What to work on: Quote every line below exactly and skip any picture.

** BEGIN **

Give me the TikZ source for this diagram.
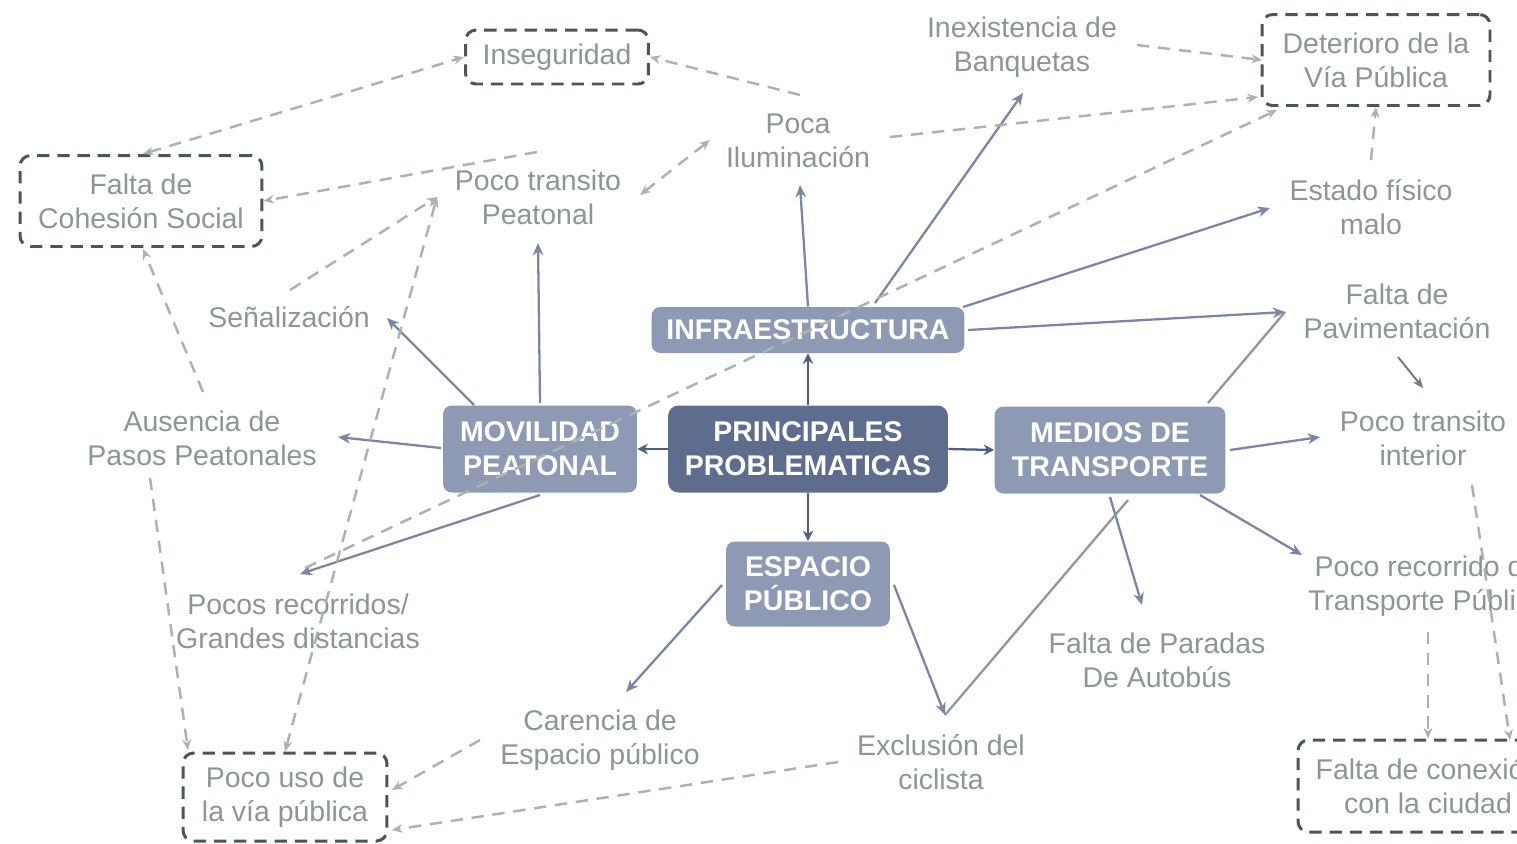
\documentclass[tikz,border=0pt]{standalone}
\usepackage{fontspec}
\setmainfont{Liberation Sans}
\usetikzlibrary{arrows.meta,calc}
\definecolor{txtgray}{RGB}{139,150,152}
\definecolor{boxlight}{RGB}{142,154,180}
\definecolor{boxdark}{RGB}{94,109,142}
\definecolor{solidarr}{RGB}{122,134,163}
\definecolor{darkarr}{RGB}{80,95,128}
\definecolor{greenarr}{RGB}{140,153,153}
\definecolor{dasharr}{RGB}{170,178,178}
\definecolor{dashbox}{RGB}{74,87,89}
\tikzset{
  every node/.style={font=\fontsize{16.2pt}{19.4pt}\selectfont, align=center},
  lbl/.style={text=txtgray, inner sep=0pt},
  effbox/.style={draw=dashbox, line width=1.7pt, dash pattern=on 7pt off 4.5pt, rounded corners=6pt, text=txtgray, inner sep=0pt},
  catbox/.style={fill=boxlight, rounded corners=5pt, text=white, font=\fontsize{16.2pt}{19.4pt}\selectfont\bfseries, inner sep=0pt},
  mainbox/.style={fill=boxdark, rounded corners=6pt, text=white, font=\fontsize{16.2pt}{19.4pt}\selectfont\bfseries, inner sep=0pt},
  sarr/.style={draw=solidarr, line width=1.3pt, -{Stealth[length=7pt,width=6pt]}},
  darr/.style={draw=darkarr, line width=1.3pt, -{Stealth[length=6pt,width=6pt]}},
  garr/.style={draw=greenarr, line width=1.3pt},
  tarr/.style={draw=dasharr, line width=1.4pt, dash pattern=on 7pt off 5pt, -{Stealth[length=6pt,width=5pt]}},
  tarrb/.style={draw=dasharr, line width=1.4pt, dash pattern=on 7pt off 5pt, {Stealth[length=6pt,width=5pt]}-{Stealth[length=6pt,width=5pt]}},
}
\begin{document}
\begin{tikzpicture}[x=0.02cm,y=-0.02cm]
\useasboundingbox (0,0) rectangle (1517,843);
\fill[white] (0,0) rectangle (1517,843);
\clip (0,0) rectangle (1517,843);

% dashed effect boxes
\node[effbox, minimum width=3.66cm, minimum height=1.08cm] (insg) at (557,57) {Inseguridad};
\node[effbox, minimum width=4.84cm, minimum height=1.82cm] (cohe) at (141,201) {Falta de\\Cohesión Social};
\node[effbox, minimum width=4.56cm, minimum height=1.82cm] (deter) at (1376,60) {Deterioro de la\\Vía Pública};
\node[effbox, minimum width=4.08cm, minimum height=1.76cm] (pocouso) at (285,797) {Poco uso de\\la vía pública};
\node[effbox, minimum width=5.2cm, minimum height=1.84cm] (conex) at (1428,786) {Falta de conexión\\con la ciudad};

% plain labels
\node[lbl] (banq) at (1022,47) {Inexistencia de\\Banquetas};
\node[lbl] (ilum) at (798,141) {Poca\\Iluminación};
\node[lbl] (ptp) at (538,197) {Poco transito\\Peatonal};
\node[lbl] (estado) at (1371,207) {Estado físico\\malo};
\node[lbl] (senal) at (289,317) {Señalización};
\node[lbl] (pavim) at (1397,311) {Falta de\\Pavimentación};
\node[lbl] (ausen) at (202,438) {Ausencia de\\Pasos Peatonales};
\node[lbl] (pti) at (1423,438) {Poco transito\\interior};
\node[lbl] (precorr) at (298,621) {Pocos recorridos/\\Grandes distancias};
\node[lbl] (prtp) at (1427,586) {Poco recorrido de\\Transporte Público};
\node[lbl] (paradas) at (1157,660) {Falta de Paradas\\De Autobús};
\node[lbl] (carencia) at (600,740) {Carencia de\\Espacio público};
\node[lbl] (exclus) at (941,762) {Exclusión del\\ciclista};

% category boxes
\node[catbox, minimum width=6.26cm, minimum height=0.92cm] (infra) at (808,330) {INFRAESTRUCTURA};
\node[mainbox, minimum width=5.6cm, minimum height=1.74cm] (princ) at (808,449) {PRINCIPALES\\PROBLEMATICAS};
\node[catbox, minimum width=3.88cm, minimum height=1.74cm] (movil) at (540,449) {MOVILIDAD\\PEATONAL};
\node[catbox, minimum width=4.62cm, minimum height=1.74cm] (medios) at (1110,450) {MEDIOS DE\\TRANSPORTE};
\node[catbox, minimum width=3.28cm, minimum height=1.7cm] (espacio) at (808,584) {ESPACIO\\PÚBLICO};

% from main node
\draw[darr] (princ.north) -- (infra.south);
\draw[darr] (princ.west) -- (movil.east);
\draw[darr] (princ.east) -- (medios.west);
\draw[darr] (princ.south) -- (espacio.north);

% from infraestructura
\draw[sarr] (infra.north) -- ($(ilum)+(2,44)$);
\draw[sarr] ($(infra)+(67,-27)$) -- ($(banq)+(1,46)$);
\draw[sarr] ($(infra)+(155,-23)$) -- ($(estado)+(-101,1)$);
\draw[sarr] ($(infra)+(160,0)$) -- ($(pavim)+(-112,1)$);

% from movilidad peatonal
\draw[sarr] ($(movil)+(0,-46)$) -- ($(ptp)+(0,46)$);
\draw[sarr] ($(movil)+(-66,-44)$) -- ($(senal)+(98,1)$);
\draw[sarr] ($(movil)+(-99,-1)$) -- ($(ausen)+(136,-1)$);
\draw[sarr] ($(movil)+(0,46)$) -- ($(precorr)+(2,-47)$);

% from medios de transporte
\draw[garr] ($(medios)+(98,-47)$) -- ($(pavim)+(-112,1)$);
\draw[sarr] ($(medios)+(120,0)$) -- ($(pti)+(-103,-1)$);
\draw[sarr] ($(medios)+(90,45)$) -- ($(prtp)+(-125,-31)$);
\draw[sarr] ($(medios)+(0,47)$) -- ($(paradas)+(-15,-55)$);
\draw[garr] ($(medios)+(18,50)$) -- ($(exclus)+(4,-47)$);

% from espacio publico
\draw[sarr] ($(espacio)+(-86,1)$) -- ($(carencia)+(26,-48)$);
\draw[sarr] ($(espacio)+(86,1)$) -- ($(exclus)+(4,-47)$);

% pavimentacion -> poco transito interior
\draw[draw=greenarr!80!black, line width=1.1pt, -{Stealth[length=6pt,width=5pt]}] ($(pavim)+(1,46)$) -- ($(pti)+(0,-50)$);

% dashed relations
\draw[tarr] ($(ilum)+(2,-46)$) -- (insg.east);
\draw[tarrb] ($(cohe)+(2,-47)$) -- (insg.west);
\draw[tarr] ($(ptp)+(-1,-45)$) -- (cohe.east);
\draw[tarr] ($(senal)+(1,-27)$) -- ($(ptp)+(-101,0)$);
\draw[tarrb] (pocouso.north) -- ($(ptp)+(-101,0)$);
\draw[tarrb] ($(ptp)+(102,-2)$) -- ($(ilum)+(-88,-1)$);
\draw[tarr] ($(ilum)+(92,-4)$) -- ($(deter)+(-118,37)$);
\draw[tarr] ($(banq)+(115,-2)$) -- ($(deter)+(-114,0)$);
\draw[tarr] ($(estado)+(0,-47)$) -- (deter.south);
\draw[tarr] ($(precorr)+(7,-53)$) -- ($(deter)+(-99,50)$);
\draw[tarr] ($(ausen)+(1,-46)$) -- ($(cohe)+(2,48)$);
\draw[tarr] ($(ausen)+(-52,40)$) -- ($(pocouso)+(-97,-47)$);
\draw[tarr] ($(carencia)+(-120,0)$) -- ($(pocouso)+(107,-7)$);
\draw[tarr] ($(exclus)+(-103,0)$) -- ($(pocouso)+(107,33)$);
\draw[tarr] ($(pti)+(49,47)$) -- ($(conex)+(82,-46)$);
\draw[tarr] ($(prtp)+(1,46)$) -- (conex.north);
\end{tikzpicture}
\end{document}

** END **

Answer to the problem:
Give me the TikZ source for this diagram.
\documentclass[tikz,border=0pt]{standalone}
\usepackage{fontspec}
\setmainfont{Liberation Sans}
\usetikzlibrary{arrows.meta,calc}
\definecolor{txtgray}{RGB}{139,150,152}
\definecolor{boxlight}{RGB}{142,154,180}
\definecolor{boxdark}{RGB}{94,109,142}
\definecolor{solidarr}{RGB}{122,134,163}
\definecolor{darkarr}{RGB}{80,95,128}
\definecolor{greenarr}{RGB}{140,153,153}
\definecolor{dasharr}{RGB}{170,178,178}
\definecolor{dashbox}{RGB}{74,87,89}
\tikzset{
  every node/.style={font=\fontsize{16.2pt}{19.4pt}\selectfont, align=center},
  lbl/.style={text=txtgray, inner sep=0pt},
  effbox/.style={draw=dashbox, line width=1.7pt, dash pattern=on 7pt off 4.5pt, rounded corners=6pt, text=txtgray, inner sep=0pt},
  catbox/.style={fill=boxlight, rounded corners=5pt, text=white, font=\fontsize{16.2pt}{19.4pt}\selectfont\bfseries, inner sep=0pt},
  mainbox/.style={fill=boxdark, rounded corners=6pt, text=white, font=\fontsize{16.2pt}{19.4pt}\selectfont\bfseries, inner sep=0pt},
  sarr/.style={draw=solidarr, line width=1.3pt, -{Stealth[length=7pt,width=6pt]}},
  darr/.style={draw=darkarr, line width=1.3pt, -{Stealth[length=6pt,width=6pt]}},
  garr/.style={draw=greenarr, line width=1.3pt},
  tarr/.style={draw=dasharr, line width=1.4pt, dash pattern=on 7pt off 5pt, -{Stealth[length=6pt,width=5pt]}},
  tarrb/.style={draw=dasharr, line width=1.4pt, dash pattern=on 7pt off 5pt, {Stealth[length=6pt,width=5pt]}-{Stealth[length=6pt,width=5pt]}},
}
\begin{document}
\begin{tikzpicture}[x=0.02cm,y=-0.02cm]
\useasboundingbox (0,0) rectangle (1517,843);
\fill[white] (0,0) rectangle (1517,843);
\clip (0,0) rectangle (1517,843);

% dashed effect boxes
\node[effbox, minimum width=3.66cm, minimum height=1.08cm] (insg) at (557,57) {Inseguridad};
\node[effbox, minimum width=4.84cm, minimum height=1.82cm] (cohe) at (141,201) {Falta de\\Cohesión Social};
\node[effbox, minimum width=4.56cm, minimum height=1.82cm] (deter) at (1376,60) {Deterioro de la\\Vía Pública};
\node[effbox, minimum width=4.08cm, minimum height=1.76cm] (pocouso) at (285,797) {Poco uso de\\la vía pública};
\node[effbox, minimum width=5.2cm, minimum height=1.84cm] (conex) at (1428,786) {Falta de conexión\\con la ciudad};

% plain labels
\node[lbl] (banq) at (1022,47) {Inexistencia de\\Banquetas};
\node[lbl] (ilum) at (798,141) {Poca\\Iluminación};
\node[lbl] (ptp) at (538,197) {Poco transito\\Peatonal};
\node[lbl] (estado) at (1371,207) {Estado físico\\malo};
\node[lbl] (senal) at (289,317) {Señalización};
\node[lbl] (pavim) at (1397,311) {Falta de\\Pavimentación};
\node[lbl] (ausen) at (202,438) {Ausencia de\\Pasos Peatonales};
\node[lbl] (pti) at (1423,438) {Poco transito\\interior};
\node[lbl] (precorr) at (298,621) {Pocos recorridos/\\Grandes distancias};
\node[lbl] (prtp) at (1427,586) {Poco recorrido de\\Transporte Público};
\node[lbl] (paradas) at (1157,660) {Falta de Paradas\\De Autobús};
\node[lbl] (carencia) at (600,740) {Carencia de\\Espacio público};
\node[lbl] (exclus) at (941,762) {Exclusión del\\ciclista};

% category boxes
\node[catbox, minimum width=6.26cm, minimum height=0.92cm] (infra) at (808,330) {INFRAESTRUCTURA};
\node[mainbox, minimum width=5.6cm, minimum height=1.74cm] (princ) at (808,449) {PRINCIPALES\\PROBLEMATICAS};
\node[catbox, minimum width=3.88cm, minimum height=1.74cm] (movil) at (540,449) {MOVILIDAD\\PEATONAL};
\node[catbox, minimum width=4.62cm, minimum height=1.74cm] (medios) at (1110,450) {MEDIOS DE\\TRANSPORTE};
\node[catbox, minimum width=3.28cm, minimum height=1.7cm] (espacio) at (808,584) {ESPACIO\\PÚBLICO};

% from main node
\draw[darr] (princ.north) -- (infra.south);
\draw[darr] (princ.west) -- (movil.east);
\draw[darr] (princ.east) -- (medios.west);
\draw[darr] (princ.south) -- (espacio.north);

% from infraestructura
\draw[sarr] (infra.north) -- ($(ilum)+(2,44)$);
\draw[sarr] ($(infra)+(67,-27)$) -- ($(banq)+(1,46)$);
\draw[sarr] ($(infra)+(155,-23)$) -- ($(estado)+(-101,1)$);
\draw[sarr] ($(infra)+(160,0)$) -- ($(pavim)+(-112,1)$);

% from movilidad peatonal
\draw[sarr] ($(movil)+(0,-46)$) -- ($(ptp)+(0,46)$);
\draw[sarr] ($(movil)+(-66,-44)$) -- ($(senal)+(98,1)$);
\draw[sarr] ($(movil)+(-99,-1)$) -- ($(ausen)+(136,-1)$);
\draw[sarr] ($(movil)+(0,46)$) -- ($(precorr)+(2,-47)$);

% from medios de transporte
\draw[garr] ($(medios)+(98,-47)$) -- ($(pavim)+(-112,1)$);
\draw[sarr] ($(medios)+(120,0)$) -- ($(pti)+(-103,-1)$);
\draw[sarr] ($(medios)+(90,45)$) -- ($(prtp)+(-125,-31)$);
\draw[sarr] ($(medios)+(0,47)$) -- ($(paradas)+(-15,-55)$);
\draw[garr] ($(medios)+(18,50)$) -- ($(exclus)+(4,-47)$);

% from espacio publico
\draw[sarr] ($(espacio)+(-86,1)$) -- ($(carencia)+(26,-48)$);
\draw[sarr] ($(espacio)+(86,1)$) -- ($(exclus)+(4,-47)$);

% pavimentacion -> poco transito interior
\draw[draw=greenarr!80!black, line width=1.1pt, -{Stealth[length=6pt,width=5pt]}] ($(pavim)+(1,46)$) -- ($(pti)+(0,-50)$);

% dashed relations
\draw[tarr] ($(ilum)+(2,-46)$) -- (insg.east);
\draw[tarrb] ($(cohe)+(2,-47)$) -- (insg.west);
\draw[tarr] ($(ptp)+(-1,-45)$) -- (cohe.east);
\draw[tarr] ($(senal)+(1,-27)$) -- ($(ptp)+(-101,0)$);
\draw[tarrb] (pocouso.north) -- ($(ptp)+(-101,0)$);
\draw[tarrb] ($(ptp)+(102,-2)$) -- ($(ilum)+(-88,-1)$);
\draw[tarr] ($(ilum)+(92,-4)$) -- ($(deter)+(-118,37)$);
\draw[tarr] ($(banq)+(115,-2)$) -- ($(deter)+(-114,0)$);
\draw[tarr] ($(estado)+(0,-47)$) -- (deter.south);
\draw[tarr] ($(precorr)+(7,-53)$) -- ($(deter)+(-99,50)$);
\draw[tarr] ($(ausen)+(1,-46)$) -- ($(cohe)+(2,48)$);
\draw[tarr] ($(ausen)+(-52,40)$) -- ($(pocouso)+(-97,-47)$);
\draw[tarr] ($(carencia)+(-120,0)$) -- ($(pocouso)+(107,-7)$);
\draw[tarr] ($(exclus)+(-103,0)$) -- ($(pocouso)+(107,33)$);
\draw[tarr] ($(pti)+(49,47)$) -- ($(conex)+(82,-46)$);
\draw[tarr] ($(prtp)+(1,46)$) -- (conex.north);
\end{tikzpicture}
\end{document}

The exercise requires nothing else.